**Aim**
Below is a listing. Gather each line of it that contains "this".

Figure scripts
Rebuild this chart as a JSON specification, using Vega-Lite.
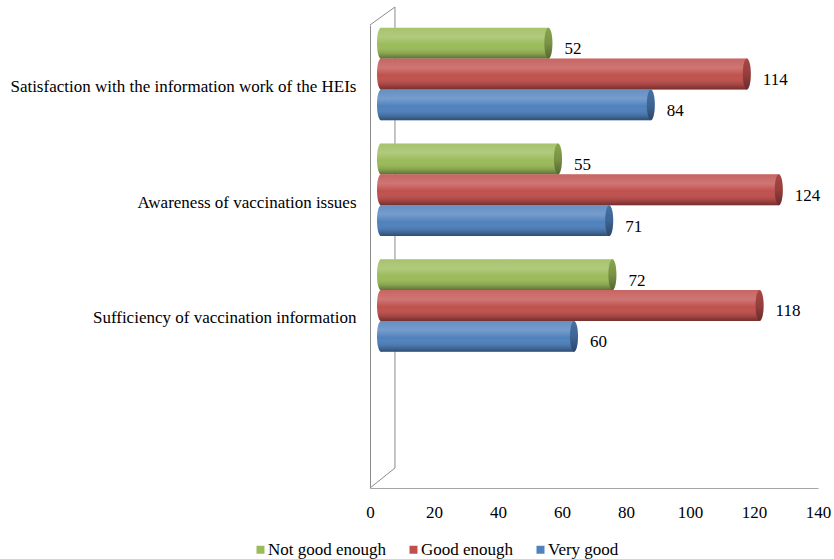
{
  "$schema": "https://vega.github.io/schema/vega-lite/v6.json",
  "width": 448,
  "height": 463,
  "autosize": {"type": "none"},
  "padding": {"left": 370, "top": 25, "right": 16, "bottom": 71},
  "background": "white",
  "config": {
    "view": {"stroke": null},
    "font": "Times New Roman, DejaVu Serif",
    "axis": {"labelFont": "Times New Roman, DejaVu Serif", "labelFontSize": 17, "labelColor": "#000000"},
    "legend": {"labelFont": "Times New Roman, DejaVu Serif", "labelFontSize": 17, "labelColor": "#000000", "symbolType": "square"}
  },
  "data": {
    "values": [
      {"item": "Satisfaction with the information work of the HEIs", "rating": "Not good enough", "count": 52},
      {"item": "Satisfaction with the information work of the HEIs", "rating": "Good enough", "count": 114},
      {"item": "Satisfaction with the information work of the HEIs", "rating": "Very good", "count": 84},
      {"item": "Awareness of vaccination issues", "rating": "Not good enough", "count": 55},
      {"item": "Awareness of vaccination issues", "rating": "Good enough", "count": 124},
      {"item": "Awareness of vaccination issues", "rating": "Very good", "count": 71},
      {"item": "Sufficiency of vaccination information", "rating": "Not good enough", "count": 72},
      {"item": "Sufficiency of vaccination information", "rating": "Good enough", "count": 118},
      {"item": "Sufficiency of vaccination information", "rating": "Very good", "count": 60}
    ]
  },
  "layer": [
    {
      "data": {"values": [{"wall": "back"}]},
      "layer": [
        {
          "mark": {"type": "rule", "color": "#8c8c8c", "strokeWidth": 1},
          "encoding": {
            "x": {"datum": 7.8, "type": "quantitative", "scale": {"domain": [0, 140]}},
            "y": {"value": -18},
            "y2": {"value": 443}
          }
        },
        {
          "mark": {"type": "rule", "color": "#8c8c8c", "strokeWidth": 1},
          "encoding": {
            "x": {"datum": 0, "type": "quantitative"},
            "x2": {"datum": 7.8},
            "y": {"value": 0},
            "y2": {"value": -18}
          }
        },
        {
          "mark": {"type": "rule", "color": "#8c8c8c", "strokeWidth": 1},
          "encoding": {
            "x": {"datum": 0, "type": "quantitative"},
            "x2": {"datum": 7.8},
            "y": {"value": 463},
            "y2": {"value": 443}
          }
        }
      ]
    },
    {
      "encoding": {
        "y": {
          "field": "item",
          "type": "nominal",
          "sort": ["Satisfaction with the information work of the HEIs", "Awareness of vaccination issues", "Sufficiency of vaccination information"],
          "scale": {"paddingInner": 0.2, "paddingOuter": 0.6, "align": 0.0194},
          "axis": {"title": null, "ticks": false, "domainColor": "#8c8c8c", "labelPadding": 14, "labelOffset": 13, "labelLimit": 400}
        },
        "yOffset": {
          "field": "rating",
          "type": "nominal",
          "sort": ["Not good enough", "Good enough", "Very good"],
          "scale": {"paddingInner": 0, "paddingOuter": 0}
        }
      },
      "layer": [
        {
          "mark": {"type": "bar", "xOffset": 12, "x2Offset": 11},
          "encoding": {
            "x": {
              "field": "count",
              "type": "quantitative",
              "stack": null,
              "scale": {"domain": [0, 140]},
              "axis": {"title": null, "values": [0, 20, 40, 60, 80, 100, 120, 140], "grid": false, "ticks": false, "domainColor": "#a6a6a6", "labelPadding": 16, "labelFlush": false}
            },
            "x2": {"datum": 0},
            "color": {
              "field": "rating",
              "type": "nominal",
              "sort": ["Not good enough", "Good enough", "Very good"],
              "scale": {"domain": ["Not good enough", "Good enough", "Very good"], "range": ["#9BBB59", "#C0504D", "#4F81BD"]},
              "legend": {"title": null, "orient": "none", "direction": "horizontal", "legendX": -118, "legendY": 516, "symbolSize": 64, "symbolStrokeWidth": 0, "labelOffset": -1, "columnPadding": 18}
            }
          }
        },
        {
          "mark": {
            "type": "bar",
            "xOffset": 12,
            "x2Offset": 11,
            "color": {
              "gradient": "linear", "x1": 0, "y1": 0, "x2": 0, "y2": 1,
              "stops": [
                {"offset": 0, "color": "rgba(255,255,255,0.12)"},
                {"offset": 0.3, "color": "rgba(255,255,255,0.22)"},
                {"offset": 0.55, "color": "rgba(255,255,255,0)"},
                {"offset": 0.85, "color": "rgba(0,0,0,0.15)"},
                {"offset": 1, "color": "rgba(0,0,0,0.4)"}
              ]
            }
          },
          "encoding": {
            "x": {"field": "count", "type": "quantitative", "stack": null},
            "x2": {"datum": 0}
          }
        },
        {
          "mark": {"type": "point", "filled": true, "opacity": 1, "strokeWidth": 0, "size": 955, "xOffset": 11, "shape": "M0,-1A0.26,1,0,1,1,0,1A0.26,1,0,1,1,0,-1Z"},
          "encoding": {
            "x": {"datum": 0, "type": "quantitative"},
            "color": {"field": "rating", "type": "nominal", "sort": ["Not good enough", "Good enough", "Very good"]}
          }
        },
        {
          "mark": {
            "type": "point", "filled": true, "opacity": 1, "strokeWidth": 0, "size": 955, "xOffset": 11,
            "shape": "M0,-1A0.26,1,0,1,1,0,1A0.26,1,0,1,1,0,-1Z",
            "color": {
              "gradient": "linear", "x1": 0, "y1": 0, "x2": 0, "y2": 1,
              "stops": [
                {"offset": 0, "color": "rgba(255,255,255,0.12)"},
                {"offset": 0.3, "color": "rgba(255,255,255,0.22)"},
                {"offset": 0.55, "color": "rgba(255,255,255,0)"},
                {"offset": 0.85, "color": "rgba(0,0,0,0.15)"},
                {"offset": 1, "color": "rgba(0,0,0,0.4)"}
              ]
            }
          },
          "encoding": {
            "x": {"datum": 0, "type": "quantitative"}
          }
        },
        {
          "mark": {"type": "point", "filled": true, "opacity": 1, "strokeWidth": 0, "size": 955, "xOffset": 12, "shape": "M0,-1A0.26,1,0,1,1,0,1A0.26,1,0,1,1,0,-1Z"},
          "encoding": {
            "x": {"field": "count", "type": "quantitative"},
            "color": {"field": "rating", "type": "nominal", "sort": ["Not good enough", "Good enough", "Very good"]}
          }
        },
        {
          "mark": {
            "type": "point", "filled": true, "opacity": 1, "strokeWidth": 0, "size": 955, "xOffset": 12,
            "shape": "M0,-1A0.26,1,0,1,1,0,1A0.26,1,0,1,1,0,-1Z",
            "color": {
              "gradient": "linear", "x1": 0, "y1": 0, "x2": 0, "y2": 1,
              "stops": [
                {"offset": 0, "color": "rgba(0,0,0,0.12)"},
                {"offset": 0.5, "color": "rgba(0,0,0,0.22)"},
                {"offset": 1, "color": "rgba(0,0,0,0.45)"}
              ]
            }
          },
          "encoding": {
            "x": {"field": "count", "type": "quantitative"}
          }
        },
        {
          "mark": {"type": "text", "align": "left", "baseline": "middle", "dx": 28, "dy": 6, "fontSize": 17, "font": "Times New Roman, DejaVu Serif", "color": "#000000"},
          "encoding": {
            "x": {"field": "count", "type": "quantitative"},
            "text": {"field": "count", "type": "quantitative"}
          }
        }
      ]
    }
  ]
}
* * *
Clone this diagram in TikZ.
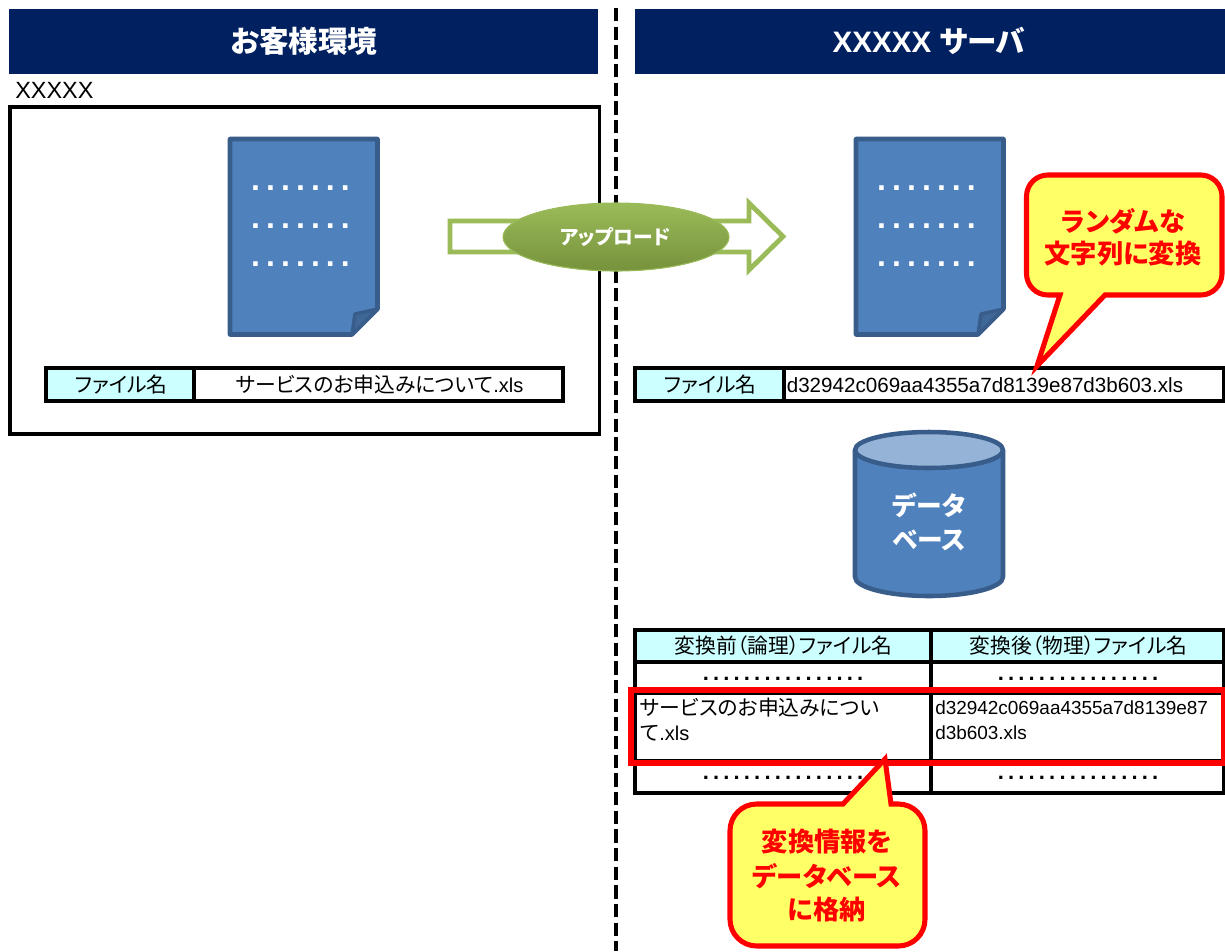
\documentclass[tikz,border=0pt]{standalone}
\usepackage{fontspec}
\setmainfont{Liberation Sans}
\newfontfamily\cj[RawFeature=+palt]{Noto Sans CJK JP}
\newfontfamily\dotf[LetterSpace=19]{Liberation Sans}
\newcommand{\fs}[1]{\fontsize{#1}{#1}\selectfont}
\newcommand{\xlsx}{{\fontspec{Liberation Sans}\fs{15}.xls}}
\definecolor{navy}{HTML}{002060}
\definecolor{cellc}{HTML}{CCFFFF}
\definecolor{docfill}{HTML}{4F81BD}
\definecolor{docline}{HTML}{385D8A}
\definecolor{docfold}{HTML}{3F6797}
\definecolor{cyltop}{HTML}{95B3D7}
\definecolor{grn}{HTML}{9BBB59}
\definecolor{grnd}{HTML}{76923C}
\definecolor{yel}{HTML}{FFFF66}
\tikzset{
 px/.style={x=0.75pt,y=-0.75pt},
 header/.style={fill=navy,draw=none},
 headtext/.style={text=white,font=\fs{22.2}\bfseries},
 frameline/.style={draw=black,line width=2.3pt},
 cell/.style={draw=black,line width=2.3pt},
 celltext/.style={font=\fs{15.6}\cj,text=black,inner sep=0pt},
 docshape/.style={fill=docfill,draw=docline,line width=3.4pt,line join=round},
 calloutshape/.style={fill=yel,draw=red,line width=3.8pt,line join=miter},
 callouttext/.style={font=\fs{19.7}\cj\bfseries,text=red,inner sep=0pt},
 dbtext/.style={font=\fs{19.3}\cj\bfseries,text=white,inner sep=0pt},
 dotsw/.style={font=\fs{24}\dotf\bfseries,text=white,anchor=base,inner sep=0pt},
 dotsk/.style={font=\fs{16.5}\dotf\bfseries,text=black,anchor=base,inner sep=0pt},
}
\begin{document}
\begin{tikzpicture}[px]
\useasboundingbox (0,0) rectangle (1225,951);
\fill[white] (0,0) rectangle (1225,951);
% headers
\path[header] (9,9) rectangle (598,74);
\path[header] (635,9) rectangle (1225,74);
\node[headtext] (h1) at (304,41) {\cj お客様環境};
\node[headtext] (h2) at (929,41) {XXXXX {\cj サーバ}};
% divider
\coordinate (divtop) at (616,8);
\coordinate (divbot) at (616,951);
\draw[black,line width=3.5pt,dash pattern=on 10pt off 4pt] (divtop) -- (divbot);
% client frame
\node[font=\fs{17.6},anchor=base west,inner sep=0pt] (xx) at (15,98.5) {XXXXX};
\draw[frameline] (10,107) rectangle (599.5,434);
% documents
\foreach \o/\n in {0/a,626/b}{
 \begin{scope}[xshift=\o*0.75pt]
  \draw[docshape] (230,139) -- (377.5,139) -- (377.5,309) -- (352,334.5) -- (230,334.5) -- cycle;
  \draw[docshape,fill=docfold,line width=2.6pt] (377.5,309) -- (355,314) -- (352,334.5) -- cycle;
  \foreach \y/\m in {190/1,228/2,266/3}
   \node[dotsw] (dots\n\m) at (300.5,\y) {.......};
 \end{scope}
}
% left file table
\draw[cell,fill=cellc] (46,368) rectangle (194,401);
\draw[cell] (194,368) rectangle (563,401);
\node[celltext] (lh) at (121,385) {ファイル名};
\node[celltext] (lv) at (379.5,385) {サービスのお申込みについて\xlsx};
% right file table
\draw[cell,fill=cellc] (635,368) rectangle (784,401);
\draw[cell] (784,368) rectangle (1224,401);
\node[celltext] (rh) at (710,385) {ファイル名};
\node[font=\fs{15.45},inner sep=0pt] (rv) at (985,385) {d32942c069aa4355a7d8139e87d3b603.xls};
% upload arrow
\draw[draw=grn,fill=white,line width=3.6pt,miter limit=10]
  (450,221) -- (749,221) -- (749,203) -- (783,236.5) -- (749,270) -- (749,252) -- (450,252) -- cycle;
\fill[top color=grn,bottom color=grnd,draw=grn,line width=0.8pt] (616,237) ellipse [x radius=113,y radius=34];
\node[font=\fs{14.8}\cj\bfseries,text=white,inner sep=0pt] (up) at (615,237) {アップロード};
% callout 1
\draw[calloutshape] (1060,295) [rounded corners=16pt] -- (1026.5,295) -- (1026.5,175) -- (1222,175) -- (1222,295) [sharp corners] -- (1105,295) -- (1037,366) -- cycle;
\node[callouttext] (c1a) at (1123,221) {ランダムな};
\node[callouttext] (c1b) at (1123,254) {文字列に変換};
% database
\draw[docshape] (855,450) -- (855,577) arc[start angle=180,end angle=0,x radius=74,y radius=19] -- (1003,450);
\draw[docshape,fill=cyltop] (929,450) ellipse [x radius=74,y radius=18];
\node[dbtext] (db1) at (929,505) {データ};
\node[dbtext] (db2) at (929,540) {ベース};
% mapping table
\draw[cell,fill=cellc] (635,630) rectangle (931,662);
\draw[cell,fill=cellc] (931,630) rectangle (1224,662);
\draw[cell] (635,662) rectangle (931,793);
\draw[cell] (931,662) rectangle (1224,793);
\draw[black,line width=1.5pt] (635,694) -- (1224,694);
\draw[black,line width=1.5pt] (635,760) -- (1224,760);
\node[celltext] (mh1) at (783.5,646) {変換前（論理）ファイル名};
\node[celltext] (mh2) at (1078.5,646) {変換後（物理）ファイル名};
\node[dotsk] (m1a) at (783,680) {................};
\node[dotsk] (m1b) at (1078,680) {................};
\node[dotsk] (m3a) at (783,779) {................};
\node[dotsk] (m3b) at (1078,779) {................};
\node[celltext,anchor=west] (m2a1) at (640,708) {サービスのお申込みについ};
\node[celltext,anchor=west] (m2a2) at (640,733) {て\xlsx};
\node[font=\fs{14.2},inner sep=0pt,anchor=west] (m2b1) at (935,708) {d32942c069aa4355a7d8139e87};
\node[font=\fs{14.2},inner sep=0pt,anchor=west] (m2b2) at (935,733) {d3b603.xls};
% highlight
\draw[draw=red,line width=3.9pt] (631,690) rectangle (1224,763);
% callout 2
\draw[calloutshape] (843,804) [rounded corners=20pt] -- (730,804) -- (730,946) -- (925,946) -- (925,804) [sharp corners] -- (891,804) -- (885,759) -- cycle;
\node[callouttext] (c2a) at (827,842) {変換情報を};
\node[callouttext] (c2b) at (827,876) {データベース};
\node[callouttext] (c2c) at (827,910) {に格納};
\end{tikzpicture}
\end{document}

**Task output**
Rebuild this chart as a JSON specification, using Vega-Lite.
Clone this diagram in TikZ.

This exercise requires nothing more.